AI tools can help bots mimic our clicks, pauses, and even typing rhythms – with large language models help generate convincing natural text or responses that make them sound human in chat or API interactions.

Turning an adversary against themselves

Blocking or rate-limiting can only do so much and rarely stop them for good. A large part of why bot attacks can be so effective is that individually, the cost of launching and running a bot is very small.

At first, it seems an impossible task to combat – but by turning automation’s power to operate at scale against itself, we can start to make it too costly for bots to keep hunting.

Focusing on the economics by wearing out an adversary until continuing is no longer worth the effort, has parallels in the wider corporate world. During hostile mergers or acquisitions, a target company may employ a defensive strategy to make a takeover more expensive.

By giving all shareholders except the acquirer, the right to purchase shares of the target company at a discount, they can dilute the acquirer’s ownership position. The cost of gaining control is made significantly expensive, making the acquisition less attractive.

“Compared to many of today’s online strategy games, success isn’t just about spotting an opponent’s move, but about making every step costly for them.

Often, victory means letting your adversary exhaust their resources and energy by forcing them to constantly react to your plays. The attacker bears the burden, while the defender conserves strength.

In the fight against bots, we need a similar approach: our systems should implement defenses that require bots to expend so much computing power and time that continuing the attack no longer makes sense. The point isn’t just to detect every bot, but to make attacking uneconomical and inefficient.”

A scalable defense

Looking at an attacker’s economics, and targeting that, is also much more scalable and long-term as a strategy. Working purely from a detection-based strategy is signing up to endless cat and mouse dynamics, where your defenses will always be one step behind the innovation and evolution that advanced bots are capable of.

They can evolve on the fly, analyzing failed attempts instantly and adjusting their behavior in real time from every block, challenge or rate limit.

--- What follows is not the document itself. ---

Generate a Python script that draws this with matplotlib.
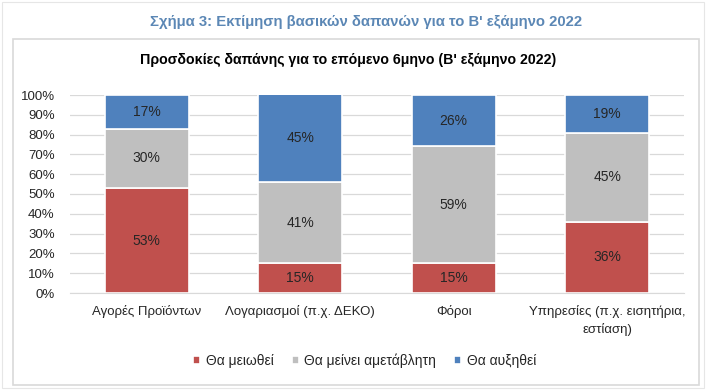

The digital poison pill – or a Proof of Work (PoW) - involves specialist software issuing a small computational puzzle every time a request is made to view a webpage, access data, or carry out another task.

Unlike other but more intrusive solutions such as CAPTCHA challenges, real users don’t encounter unnecessary friction as it all happens in the background.

A real user’s browser can solve these invisibly in the background because they just need to do it once, but for bots to repeat thousands of times gets very expensive, very quickly. This small hurdle eliminates both the speed and scale at which bots can operate.

A real-world example

The impact of bots is keenly felt by industries that operate with inventory systems, such as airlines. Here, sophisticated bots masquerade as humans to hoard flight inventory – reserving tickets without completing the purchase.

Done at scale, they distort fare availability and pricing, negatively impacting real customers and sales, alongside potential operational impacts if those seats are released at the very last minute.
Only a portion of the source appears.